_Short problem_: Look for the line containing "Give me the Bokeh source for this chart." and the line containing "from bokeh.resources import INLINE"; retype them and all lines between, exactly, and leave out the pictures.

(Collection entries)
§ §

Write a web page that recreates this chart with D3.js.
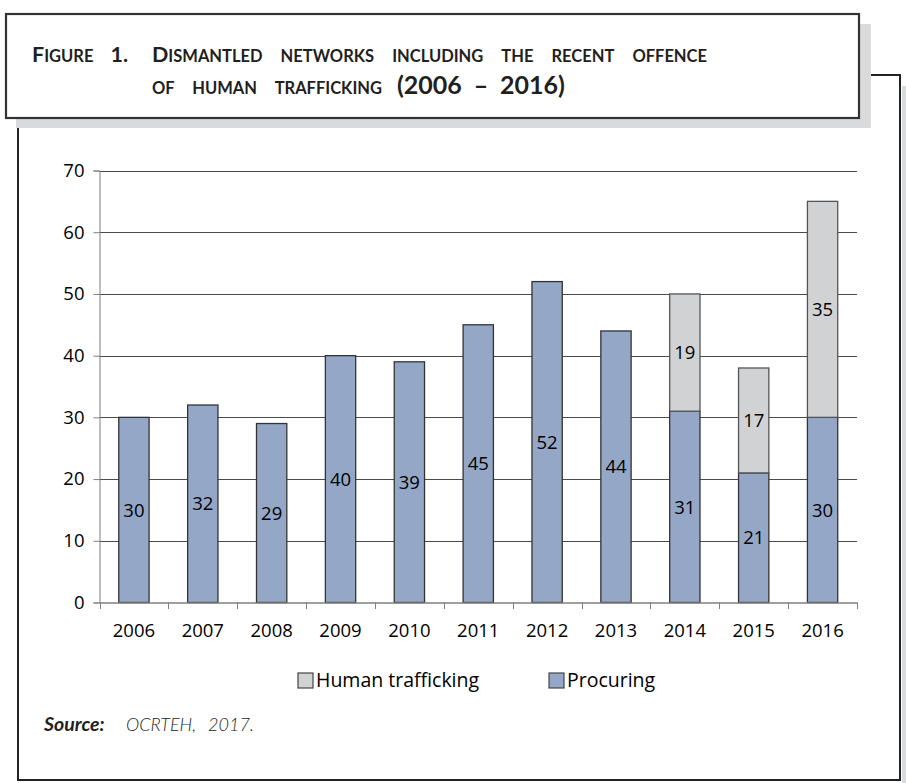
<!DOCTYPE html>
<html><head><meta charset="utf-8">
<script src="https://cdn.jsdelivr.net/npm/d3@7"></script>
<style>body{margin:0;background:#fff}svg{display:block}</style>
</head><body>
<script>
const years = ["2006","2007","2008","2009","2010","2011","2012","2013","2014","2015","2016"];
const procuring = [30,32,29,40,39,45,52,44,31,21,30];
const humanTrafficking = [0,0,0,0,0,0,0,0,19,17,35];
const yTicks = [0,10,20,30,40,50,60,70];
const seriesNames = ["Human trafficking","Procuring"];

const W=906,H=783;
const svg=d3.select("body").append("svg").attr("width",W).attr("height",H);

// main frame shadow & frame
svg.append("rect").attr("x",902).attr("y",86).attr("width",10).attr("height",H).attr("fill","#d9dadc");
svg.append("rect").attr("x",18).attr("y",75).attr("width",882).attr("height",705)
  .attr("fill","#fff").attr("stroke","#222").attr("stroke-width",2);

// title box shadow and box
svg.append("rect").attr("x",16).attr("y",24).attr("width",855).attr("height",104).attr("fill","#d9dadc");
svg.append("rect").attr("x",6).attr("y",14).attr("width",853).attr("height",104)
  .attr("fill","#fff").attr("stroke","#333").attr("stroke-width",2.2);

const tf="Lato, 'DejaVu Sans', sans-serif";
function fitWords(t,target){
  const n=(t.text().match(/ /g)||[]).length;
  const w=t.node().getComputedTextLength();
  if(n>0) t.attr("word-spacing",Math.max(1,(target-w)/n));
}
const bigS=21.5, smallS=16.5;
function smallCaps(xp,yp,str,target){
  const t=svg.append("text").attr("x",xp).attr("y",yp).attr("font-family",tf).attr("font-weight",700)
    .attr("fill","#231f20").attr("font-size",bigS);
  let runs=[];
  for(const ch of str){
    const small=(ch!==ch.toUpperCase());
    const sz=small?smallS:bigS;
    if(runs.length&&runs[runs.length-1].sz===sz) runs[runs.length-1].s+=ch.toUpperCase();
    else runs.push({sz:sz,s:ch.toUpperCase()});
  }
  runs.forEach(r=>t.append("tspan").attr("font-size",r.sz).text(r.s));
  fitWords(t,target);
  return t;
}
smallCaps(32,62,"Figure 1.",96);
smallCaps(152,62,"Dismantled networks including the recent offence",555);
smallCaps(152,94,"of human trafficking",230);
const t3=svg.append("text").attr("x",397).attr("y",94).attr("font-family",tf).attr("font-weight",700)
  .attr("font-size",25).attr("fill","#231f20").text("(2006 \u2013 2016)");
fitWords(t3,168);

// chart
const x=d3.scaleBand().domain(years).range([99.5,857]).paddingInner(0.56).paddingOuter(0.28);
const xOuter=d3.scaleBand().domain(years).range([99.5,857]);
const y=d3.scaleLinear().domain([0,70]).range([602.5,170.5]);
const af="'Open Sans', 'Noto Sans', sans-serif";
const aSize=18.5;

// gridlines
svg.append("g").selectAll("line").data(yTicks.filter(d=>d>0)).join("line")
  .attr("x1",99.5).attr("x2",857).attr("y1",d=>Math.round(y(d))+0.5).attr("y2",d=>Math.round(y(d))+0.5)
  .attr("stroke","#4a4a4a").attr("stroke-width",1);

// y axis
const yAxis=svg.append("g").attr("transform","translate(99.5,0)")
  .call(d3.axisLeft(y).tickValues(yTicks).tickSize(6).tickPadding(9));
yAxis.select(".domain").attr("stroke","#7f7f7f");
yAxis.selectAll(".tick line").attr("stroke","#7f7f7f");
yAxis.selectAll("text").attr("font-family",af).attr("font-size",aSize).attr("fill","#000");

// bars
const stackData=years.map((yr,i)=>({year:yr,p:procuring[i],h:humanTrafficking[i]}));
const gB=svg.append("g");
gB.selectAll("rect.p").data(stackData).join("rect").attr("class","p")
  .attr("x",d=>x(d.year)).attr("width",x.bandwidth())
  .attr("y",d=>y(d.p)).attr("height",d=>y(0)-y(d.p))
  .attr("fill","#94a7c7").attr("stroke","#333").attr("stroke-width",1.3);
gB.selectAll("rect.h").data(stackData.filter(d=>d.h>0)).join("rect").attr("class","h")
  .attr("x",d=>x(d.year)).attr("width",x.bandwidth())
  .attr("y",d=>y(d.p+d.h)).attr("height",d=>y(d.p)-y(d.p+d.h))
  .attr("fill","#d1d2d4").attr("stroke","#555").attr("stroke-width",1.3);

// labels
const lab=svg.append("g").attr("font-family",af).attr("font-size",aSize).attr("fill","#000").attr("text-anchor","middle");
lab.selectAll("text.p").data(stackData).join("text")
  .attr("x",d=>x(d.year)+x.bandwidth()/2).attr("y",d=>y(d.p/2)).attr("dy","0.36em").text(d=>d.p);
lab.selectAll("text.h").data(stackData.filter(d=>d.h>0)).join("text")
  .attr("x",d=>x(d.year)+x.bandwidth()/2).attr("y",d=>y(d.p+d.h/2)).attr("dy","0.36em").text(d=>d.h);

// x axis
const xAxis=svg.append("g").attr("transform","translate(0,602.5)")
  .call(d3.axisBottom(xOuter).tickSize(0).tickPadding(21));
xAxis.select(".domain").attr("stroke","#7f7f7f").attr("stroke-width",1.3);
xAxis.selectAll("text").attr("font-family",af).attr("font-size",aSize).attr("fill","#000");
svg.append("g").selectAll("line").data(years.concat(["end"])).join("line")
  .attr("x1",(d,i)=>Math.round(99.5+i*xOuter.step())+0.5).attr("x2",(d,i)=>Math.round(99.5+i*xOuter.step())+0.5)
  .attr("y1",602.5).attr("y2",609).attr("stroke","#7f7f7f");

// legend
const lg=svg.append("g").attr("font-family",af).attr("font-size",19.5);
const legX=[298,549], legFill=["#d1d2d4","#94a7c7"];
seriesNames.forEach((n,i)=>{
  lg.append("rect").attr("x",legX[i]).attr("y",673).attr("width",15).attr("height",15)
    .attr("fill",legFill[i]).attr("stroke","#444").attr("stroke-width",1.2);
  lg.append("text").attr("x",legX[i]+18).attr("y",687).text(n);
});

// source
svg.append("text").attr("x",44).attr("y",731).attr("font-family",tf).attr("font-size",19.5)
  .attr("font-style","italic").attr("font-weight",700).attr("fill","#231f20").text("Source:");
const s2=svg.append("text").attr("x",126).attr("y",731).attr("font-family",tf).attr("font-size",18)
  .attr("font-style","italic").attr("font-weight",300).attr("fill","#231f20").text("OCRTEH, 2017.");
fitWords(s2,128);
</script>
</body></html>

§ §

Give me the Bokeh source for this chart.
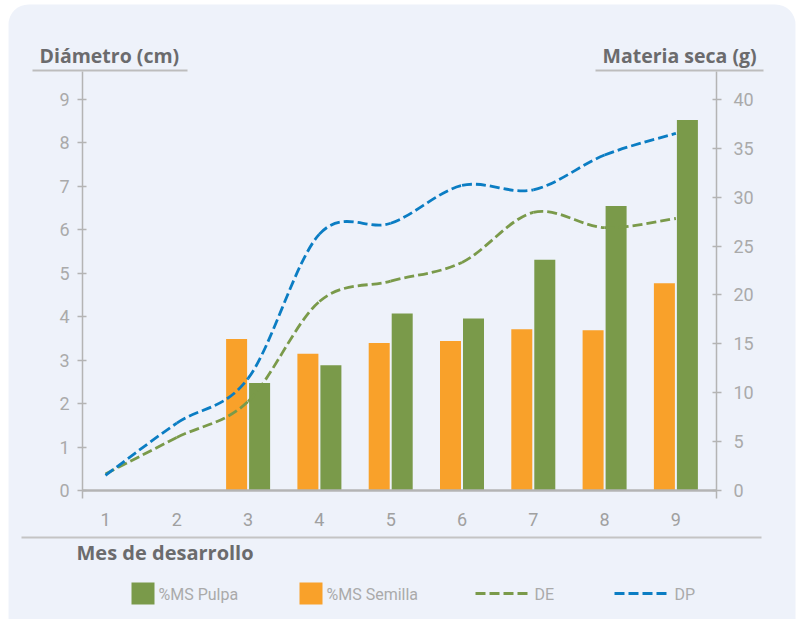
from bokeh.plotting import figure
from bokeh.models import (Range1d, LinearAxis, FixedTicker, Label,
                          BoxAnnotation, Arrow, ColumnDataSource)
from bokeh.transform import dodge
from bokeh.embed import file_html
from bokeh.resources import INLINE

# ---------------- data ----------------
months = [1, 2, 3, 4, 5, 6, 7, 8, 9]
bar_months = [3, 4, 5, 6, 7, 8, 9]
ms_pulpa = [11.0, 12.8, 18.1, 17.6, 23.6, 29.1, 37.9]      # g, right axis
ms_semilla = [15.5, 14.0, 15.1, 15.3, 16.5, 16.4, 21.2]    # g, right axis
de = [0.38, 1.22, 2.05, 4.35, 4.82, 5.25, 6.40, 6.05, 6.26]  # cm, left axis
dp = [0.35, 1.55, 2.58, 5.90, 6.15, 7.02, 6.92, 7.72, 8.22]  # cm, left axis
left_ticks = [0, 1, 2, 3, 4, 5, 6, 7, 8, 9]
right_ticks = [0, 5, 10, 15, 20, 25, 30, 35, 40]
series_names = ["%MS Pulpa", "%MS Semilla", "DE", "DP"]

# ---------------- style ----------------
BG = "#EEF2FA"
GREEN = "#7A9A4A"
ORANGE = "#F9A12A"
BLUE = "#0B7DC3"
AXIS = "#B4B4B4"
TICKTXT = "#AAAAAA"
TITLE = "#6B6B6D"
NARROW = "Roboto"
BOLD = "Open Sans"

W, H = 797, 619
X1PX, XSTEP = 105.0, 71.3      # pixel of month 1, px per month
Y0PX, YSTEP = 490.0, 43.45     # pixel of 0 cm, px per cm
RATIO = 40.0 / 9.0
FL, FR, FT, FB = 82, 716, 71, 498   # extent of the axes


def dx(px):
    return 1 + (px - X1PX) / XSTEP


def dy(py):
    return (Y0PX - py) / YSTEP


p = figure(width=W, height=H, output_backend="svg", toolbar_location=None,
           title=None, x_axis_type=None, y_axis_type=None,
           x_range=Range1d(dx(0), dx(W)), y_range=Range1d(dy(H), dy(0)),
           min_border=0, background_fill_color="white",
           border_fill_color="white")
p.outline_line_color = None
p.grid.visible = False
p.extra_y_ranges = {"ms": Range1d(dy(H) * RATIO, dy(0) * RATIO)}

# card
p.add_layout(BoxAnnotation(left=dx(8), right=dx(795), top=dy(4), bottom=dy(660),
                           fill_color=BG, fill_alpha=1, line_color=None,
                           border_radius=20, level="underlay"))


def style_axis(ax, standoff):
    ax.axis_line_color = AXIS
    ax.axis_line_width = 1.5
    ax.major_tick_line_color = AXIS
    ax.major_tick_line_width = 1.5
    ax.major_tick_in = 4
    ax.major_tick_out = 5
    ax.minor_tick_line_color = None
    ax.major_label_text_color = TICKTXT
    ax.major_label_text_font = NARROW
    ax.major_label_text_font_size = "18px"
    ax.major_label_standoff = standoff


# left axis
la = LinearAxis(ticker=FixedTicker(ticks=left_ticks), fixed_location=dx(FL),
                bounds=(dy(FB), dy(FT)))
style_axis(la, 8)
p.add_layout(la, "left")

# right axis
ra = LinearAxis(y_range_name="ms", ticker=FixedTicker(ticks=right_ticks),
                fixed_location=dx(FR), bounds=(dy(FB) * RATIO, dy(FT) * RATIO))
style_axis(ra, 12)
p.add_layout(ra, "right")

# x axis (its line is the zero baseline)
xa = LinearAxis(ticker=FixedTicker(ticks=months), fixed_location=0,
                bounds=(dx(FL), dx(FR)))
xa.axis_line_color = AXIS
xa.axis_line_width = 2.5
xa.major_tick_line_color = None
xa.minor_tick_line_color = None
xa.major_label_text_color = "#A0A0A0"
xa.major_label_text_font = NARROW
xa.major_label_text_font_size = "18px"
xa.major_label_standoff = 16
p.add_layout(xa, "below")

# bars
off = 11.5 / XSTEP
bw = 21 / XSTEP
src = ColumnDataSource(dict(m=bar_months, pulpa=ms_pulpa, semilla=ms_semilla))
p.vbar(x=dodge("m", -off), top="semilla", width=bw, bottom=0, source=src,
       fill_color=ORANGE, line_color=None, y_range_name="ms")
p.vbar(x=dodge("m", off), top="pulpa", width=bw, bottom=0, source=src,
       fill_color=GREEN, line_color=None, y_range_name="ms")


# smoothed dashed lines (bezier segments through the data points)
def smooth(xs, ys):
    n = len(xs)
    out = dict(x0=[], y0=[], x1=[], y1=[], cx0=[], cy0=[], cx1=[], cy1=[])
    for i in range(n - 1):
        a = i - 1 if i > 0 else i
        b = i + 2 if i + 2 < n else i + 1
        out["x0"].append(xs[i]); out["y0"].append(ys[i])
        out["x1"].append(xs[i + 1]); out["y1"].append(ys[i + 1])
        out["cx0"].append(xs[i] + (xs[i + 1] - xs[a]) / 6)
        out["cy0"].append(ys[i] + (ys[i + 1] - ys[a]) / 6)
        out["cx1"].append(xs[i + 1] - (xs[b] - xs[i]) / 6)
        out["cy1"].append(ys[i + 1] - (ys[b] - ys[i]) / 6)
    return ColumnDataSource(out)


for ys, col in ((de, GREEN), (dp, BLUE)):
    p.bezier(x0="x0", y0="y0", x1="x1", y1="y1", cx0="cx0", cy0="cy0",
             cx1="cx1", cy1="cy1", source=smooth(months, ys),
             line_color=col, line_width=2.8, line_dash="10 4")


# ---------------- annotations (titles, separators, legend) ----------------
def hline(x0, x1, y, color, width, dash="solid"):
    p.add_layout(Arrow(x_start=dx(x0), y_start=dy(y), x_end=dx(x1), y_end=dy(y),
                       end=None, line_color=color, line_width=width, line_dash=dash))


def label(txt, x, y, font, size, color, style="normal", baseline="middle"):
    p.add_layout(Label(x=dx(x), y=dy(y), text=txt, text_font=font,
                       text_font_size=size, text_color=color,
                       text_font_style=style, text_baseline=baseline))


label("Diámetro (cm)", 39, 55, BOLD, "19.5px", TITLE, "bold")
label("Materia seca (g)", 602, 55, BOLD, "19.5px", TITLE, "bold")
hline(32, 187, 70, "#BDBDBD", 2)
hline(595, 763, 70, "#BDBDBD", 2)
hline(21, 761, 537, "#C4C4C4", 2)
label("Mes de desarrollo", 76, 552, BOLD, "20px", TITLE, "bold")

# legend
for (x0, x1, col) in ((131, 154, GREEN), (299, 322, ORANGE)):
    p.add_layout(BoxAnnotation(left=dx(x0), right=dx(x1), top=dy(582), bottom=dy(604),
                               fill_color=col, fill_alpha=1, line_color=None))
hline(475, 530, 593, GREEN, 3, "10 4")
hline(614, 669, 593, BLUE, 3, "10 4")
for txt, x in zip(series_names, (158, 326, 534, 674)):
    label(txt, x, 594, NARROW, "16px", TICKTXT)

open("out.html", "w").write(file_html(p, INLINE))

§ §

_Output_:
Give me the Bokeh source for this chart.
from bokeh.plotting import figure
from bokeh.models import (Range1d, LinearAxis, FixedTicker, Label,
                          BoxAnnotation, Arrow, ColumnDataSource)
from bokeh.transform import dodge
from bokeh.embed import file_html
from bokeh.resources import INLINE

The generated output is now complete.